PROBLEM STATEMENT: Give every line again exactly as it appears, please, but not the pictures.

INFORMATION SUPPLIED:
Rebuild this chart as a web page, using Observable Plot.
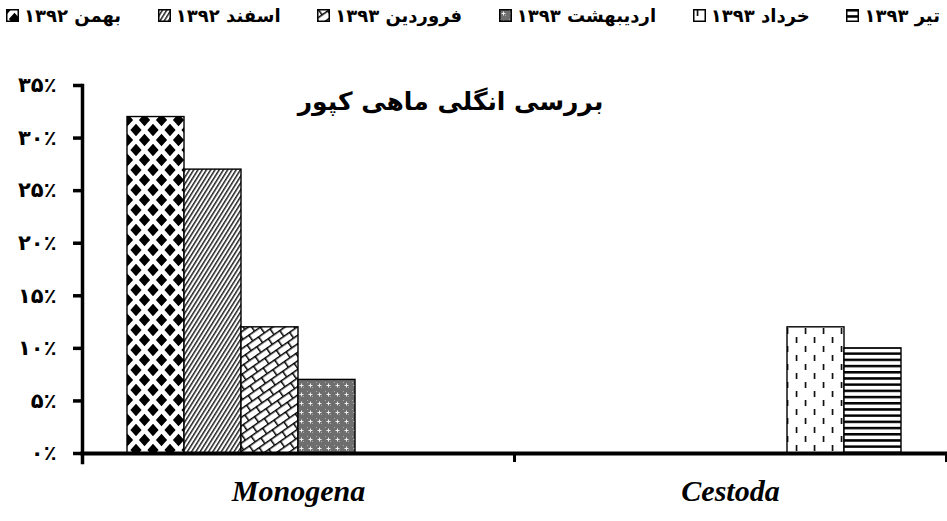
<!DOCTYPE html>
<html>
<head>
<meta charset="utf-8">
<script src="https://cdn.jsdelivr.net/npm/d3@7"></script>
<script src="https://cdn.jsdelivr.net/npm/@observablehq/plot@0.6"></script>
<style>
  html, body { margin: 0; padding: 0; background: #fff; }
  #wrap { position: relative; width: 947px; }
  #legend { display: flex; justify-content: space-between; align-items: center; height: 30px; padding: 0 7px 0 6px; box-sizing: border-box; font-family: "DejaVu Sans", sans-serif; font-weight: bold; font-size: 18px; color: #000; white-space: nowrap; }
  .item { display: flex; align-items: center; }
  .item svg { margin-right: 5px; flex: none; }
</style>
</head>
<body>
<svg width="0" height="0" style="position:absolute">
  <defs>
    <pattern id="p0" width="17" height="20" patternUnits="userSpaceOnUse">
      <rect width="17" height="20" fill="#fff"/>
      <path d="M0,-6.2 L5.6,0 L0,6.2 L-5.6,0 Z M17,-6.2 L22.6,0 L17,6.2 L11.4,0 Z M0,13.8 L5.6,20 L0,26.2 L-5.6,20 Z M17,13.8 L22.6,20 L17,26.2 L11.4,20 Z M8.5,3.8 L14.1,10 L8.5,16.2 L2.9,10 Z" fill="#000"/>
    </pattern>
    <pattern id="p1" width="3.6" height="10" patternUnits="userSpaceOnUse" patternTransform="rotate(32)">
      <rect width="3.6" height="10" fill="#fff"/>
      <rect x="0" y="0" width="1.5" height="10" fill="#222"/>
    </pattern>
    <pattern id="p2" width="14" height="14" patternUnits="userSpaceOnUse" patternTransform="rotate(-35)">
      <rect width="14" height="14" fill="#fff"/>
      <path d="M0,0.75 H14 M0,7.75 H14 M0.75,0 V7 M7.75,7 V14" stroke="#000" stroke-width="1.5" fill="none"/>
    </pattern>
    <pattern id="p3" width="9" height="9" patternUnits="userSpaceOnUse">
      <rect width="9" height="9" fill="#6e6e6e"/>
      <rect x="1" y="1" width="1" height="1" fill="#aaa"/>
      <rect x="6" y="6" width="1" height="1" fill="#aaa"/>
      <rect x="4" y="2.5" width="1" height="4" fill="#eee"/>
      <rect x="2.5" y="4" width="4" height="1" fill="#eee"/>
    </pattern>
    <pattern id="p4" width="18" height="18" patternUnits="userSpaceOnUse">
      <rect width="18" height="18" fill="#fff"/>
      <rect x="3.7" y="1" width="1.7" height="6" fill="#111"/>
      <rect x="12.7" y="10" width="1.7" height="6" fill="#111"/>
    </pattern>
    <pattern id="p5" width="6" height="6.2" patternUnits="userSpaceOnUse">
      <rect width="6" height="6.2" fill="#fff"/>
      <rect x="0" y="0" width="6" height="2.5" fill="#000"/>
    </pattern>
  </defs>
</svg>
<div id="wrap">
  <div id="legend"></div>
  <div id="chart"></div>
</div>
<script>
// ---- data ----
const categories = ["Monogena", "Cestoda"];
const series = ["بهمن ۱۳۹۲", "اسفند ۱۳۹۲", "فروردین ۱۳۹۳", "اردیبهشت ۱۳۹۳", "خرداد ۱۳۹۳", "تیر ۱۳۹۳"];
const monogenaValues = [32, 27, 12, 7, 0, 0];
const cestodaValues = [0, 0, 0, 0, 12, 10];
const yTicks = [0, 5, 10, 15, 20, 25, 30, 35];
const yTickLabels = ["۰٪", "۵٪", "۱۰٪", "۱۵٪", "۲۰٪", "۲۵٪", "۳۰٪", "۳۵٪"];
const title = "بررسی انگلی ماهی کپور";
const patternIds = ["p0", "p1", "p2", "p3", "p4", "p5"];

const rows = [];
series.forEach((s, i) => {
  rows.push({category: categories[0], series: s, value: monogenaValues[i]});
  rows.push({category: categories[1], series: s, value: cestodaValues[i]});
});

// ---- legend ----
const legend = document.getElementById("legend");
series.forEach((s, i) => {
  const item = document.createElement("div");
  item.className = "item";
  item.innerHTML = `<svg width="13" height="13"><rect x="0.75" y="0.75" width="11.5" height="11.5" fill="url(#${patternIds[i]})" stroke="#000" stroke-width="1.5"/></svg><span dir="rtl">${s}</span>`;
  legend.appendChild(item);
});

// ---- chart ----
const W = 947, H = 491, mL = 82, mR = 1, mT = 55, mB = 68;
const step = (W - mL - mR) / categories.length;

const chart = Plot.plot({
  width: W,
  height: H,
  marginLeft: mL,
  marginRight: mR,
  marginTop: mT,
  marginBottom: mB,
  style: {fontFamily: "DejaVu Sans, sans-serif", color: "#000", background: "#fff", overflow: "visible"},
  fx: {domain: categories, paddingInner: 0, paddingOuter: 0, label: null},
  x: {domain: series, paddingInner: 0, paddingOuter: 0, insetLeft: 43, insetRight: 43, axis: null},
  y: {domain: [0, 35], label: null},
  color: {domain: series, range: patternIds.map(id => `url(#${id})`)},
  marks: [
    Plot.barY(rows.filter(d => d.value > 0), {fx: "category", x: "series", y: "value", fill: "series", stroke: "#000", strokeWidth: 1.4}),
    Plot.axisY({ticks: yTicks, tickFormat: d => yTickLabels[yTicks.indexOf(d)], tickSize: 9, tickPadding: 17, strokeWidth: 3.5, fontSize: 21, fontWeight: "bold", label: null}),
    Plot.frame({anchor: "left", facet: "super", strokeWidth: 3.5, insetBottom: -9}),
    Plot.frame({anchor: "bottom", facet: "super", strokeWidth: 4}),
    Plot.axisFx({anchor: "bottom", tickSize: 9, tickFormat: () => "", dx: -step / 2, strokeWidth: 3, label: null}),
    Plot.axisFx({anchor: "bottom", ticks: [categories[1]], tickSize: 9, tickFormat: () => "", dx: step / 2, strokeWidth: 3, label: null}),
    Plot.axisFx({anchor: "bottom", tickSize: 0, tickPadding: 26, fontSize: 30, fontWeight: "bold", fontStyle: "italic", fontFamily: "Liberation Serif, serif", label: null}),
    Plot.text([title], {facet: "super", frameAnchor: "top", dx: -64, dy: 7, fontSize: 25, fontWeight: "bold", fontFamily: "DejaVu Sans, sans-serif"})
  ]
});
document.getElementById("chart").appendChild(chart);
</script>
</body>
</html>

ANSWER FOR THE TASK:
Rebuild this chart as a web page, using Observable Plot.
<!DOCTYPE html>
<html>
<head>
<meta charset="utf-8">
<script src="https://cdn.jsdelivr.net/npm/d3@7"></script>
<script src="https://cdn.jsdelivr.net/npm/@observablehq/plot@0.6"></script>
<style>
  html, body { margin: 0; padding: 0; background: #fff; }
  #wrap { position: relative; width: 947px; }
  #legend { display: flex; justify-content: space-between; align-items: center; height: 30px; padding: 0 7px 0 6px; box-sizing: border-box; font-family: "DejaVu Sans", sans-serif; font-weight: bold; font-size: 18px; color: #000; white-space: nowrap; }
  .item { display: flex; align-items: center; }
  .item svg { margin-right: 5px; flex: none; }
</style>
</head>
<body>
<svg width="0" height="0" style="position:absolute">
  <defs>
    <pattern id="p0" width="17" height="20" patternUnits="userSpaceOnUse">
      <rect width="17" height="20" fill="#fff"/>
      <path d="M0,-6.2 L5.6,0 L0,6.2 L-5.6,0 Z M17,-6.2 L22.6,0 L17,6.2 L11.4,0 Z M0,13.8 L5.6,20 L0,26.2 L-5.6,20 Z M17,13.8 L22.6,20 L17,26.2 L11.4,20 Z M8.5,3.8 L14.1,10 L8.5,16.2 L2.9,10 Z" fill="#000"/>
    </pattern>
    <pattern id="p1" width="3.6" height="10" patternUnits="userSpaceOnUse" patternTransform="rotate(32)">
      <rect width="3.6" height="10" fill="#fff"/>
      <rect x="0" y="0" width="1.5" height="10" fill="#222"/>
    </pattern>
    <pattern id="p2" width="14" height="14" patternUnits="userSpaceOnUse" patternTransform="rotate(-35)">
      <rect width="14" height="14" fill="#fff"/>
      <path d="M0,0.75 H14 M0,7.75 H14 M0.75,0 V7 M7.75,7 V14" stroke="#000" stroke-width="1.5" fill="none"/>
    </pattern>
    <pattern id="p3" width="9" height="9" patternUnits="userSpaceOnUse">
      <rect width="9" height="9" fill="#6e6e6e"/>
      <rect x="1" y="1" width="1" height="1" fill="#aaa"/>
      <rect x="6" y="6" width="1" height="1" fill="#aaa"/>
      <rect x="4" y="2.5" width="1" height="4" fill="#eee"/>
      <rect x="2.5" y="4" width="4" height="1" fill="#eee"/>
    </pattern>
    <pattern id="p4" width="18" height="18" patternUnits="userSpaceOnUse">
      <rect width="18" height="18" fill="#fff"/>
      <rect x="3.7" y="1" width="1.7" height="6" fill="#111"/>
      <rect x="12.7" y="10" width="1.7" height="6" fill="#111"/>
    </pattern>
    <pattern id="p5" width="6" height="6.2" patternUnits="userSpaceOnUse">
      <rect width="6" height="6.2" fill="#fff"/>
      <rect x="0" y="0" width="6" height="2.5" fill="#000"/>
    </pattern>
  </defs>
</svg>
<div id="wrap">
  <div id="legend"></div>
  <div id="chart"></div>
</div>
<script>
// ---- data ----
const categories = ["Monogena", "Cestoda"];
const series = ["بهمن ۱۳۹۲", "اسفند ۱۳۹۲", "فروردین ۱۳۹۳", "اردیبهشت ۱۳۹۳", "خرداد ۱۳۹۳", "تیر ۱۳۹۳"];
const monogenaValues = [32, 27, 12, 7, 0, 0];
const cestodaValues = [0, 0, 0, 0, 12, 10];
const yTicks = [0, 5, 10, 15, 20, 25, 30, 35];
const yTickLabels = ["۰٪", "۵٪", "۱۰٪", "۱۵٪", "۲۰٪", "۲۵٪", "۳۰٪", "۳۵٪"];
const title = "بررسی انگلی ماهی کپور";
const patternIds = ["p0", "p1", "p2", "p3", "p4", "p5"];

const rows = [];
series.forEach((s, i) => {
  rows.push({category: categories[0], series: s, value: monogenaValues[i]});
  rows.push({category: categories[1], series: s, value: cestodaValues[i]});
});

// ---- legend ----
const legend = document.getElementById("legend");
series.forEach((s, i) => {
  const item = document.createElement("div");
  item.className = "item";
  item.innerHTML = `<svg width="13" height="13"><rect x="0.75" y="0.75" width="11.5" height="11.5" fill="url(#${patternIds[i]})" stroke="#000" stroke-width="1.5"/></svg><span dir="rtl">${s}</span>`;
  legend.appendChild(item);
});

// ---- chart ----
const W = 947, H = 491, mL = 82, mR = 1, mT = 55, mB = 68;
const step = (W - mL - mR) / categories.length;

const chart = Plot.plot({
  width: W,
  height: H,
  marginLeft: mL,
  marginRight: mR,
  marginTop: mT,
  marginBottom: mB,
  style: {fontFamily: "DejaVu Sans, sans-serif", color: "#000", background: "#fff", overflow: "visible"},
  fx: {domain: categories, paddingInner: 0, paddingOuter: 0, label: null},
  x: {domain: series, paddingInner: 0, paddingOuter: 0, insetLeft: 43, insetRight: 43, axis: null},
  y: {domain: [0, 35], label: null},
  color: {domain: series, range: patternIds.map(id => `url(#${id})`)},
  marks: [
    Plot.barY(rows.filter(d => d.value > 0), {fx: "category", x: "series", y: "value", fill: "series", stroke: "#000", strokeWidth: 1.4}),
    Plot.axisY({ticks: yTicks, tickFormat: d => yTickLabels[yTicks.indexOf(d)], tickSize: 9, tickPadding: 17, strokeWidth: 3.5, fontSize: 21, fontWeight: "bold", label: null}),
    Plot.frame({anchor: "left", facet: "super", strokeWidth: 3.5, insetBottom: -9}),
    Plot.frame({anchor: "bottom", facet: "super", strokeWidth: 4}),
    Plot.axisFx({anchor: "bottom", tickSize: 9, tickFormat: () => "", dx: -step / 2, strokeWidth: 3, label: null}),
    Plot.axisFx({anchor: "bottom", ticks: [categories[1]], tickSize: 9, tickFormat: () => "", dx: step / 2, strokeWidth: 3, label: null}),
    Plot.axisFx({anchor: "bottom", tickSize: 0, tickPadding: 26, fontSize: 30, fontWeight: "bold", fontStyle: "italic", fontFamily: "Liberation Serif, serif", label: null}),
    Plot.text([title], {facet: "super", frameAnchor: "top", dx: -64, dy: 7, fontSize: 25, fontWeight: "bold", fontFamily: "DejaVu Sans, sans-serif"})
  ]
});
document.getElementById("chart").appendChild(chart);
</script>
</body>
</html>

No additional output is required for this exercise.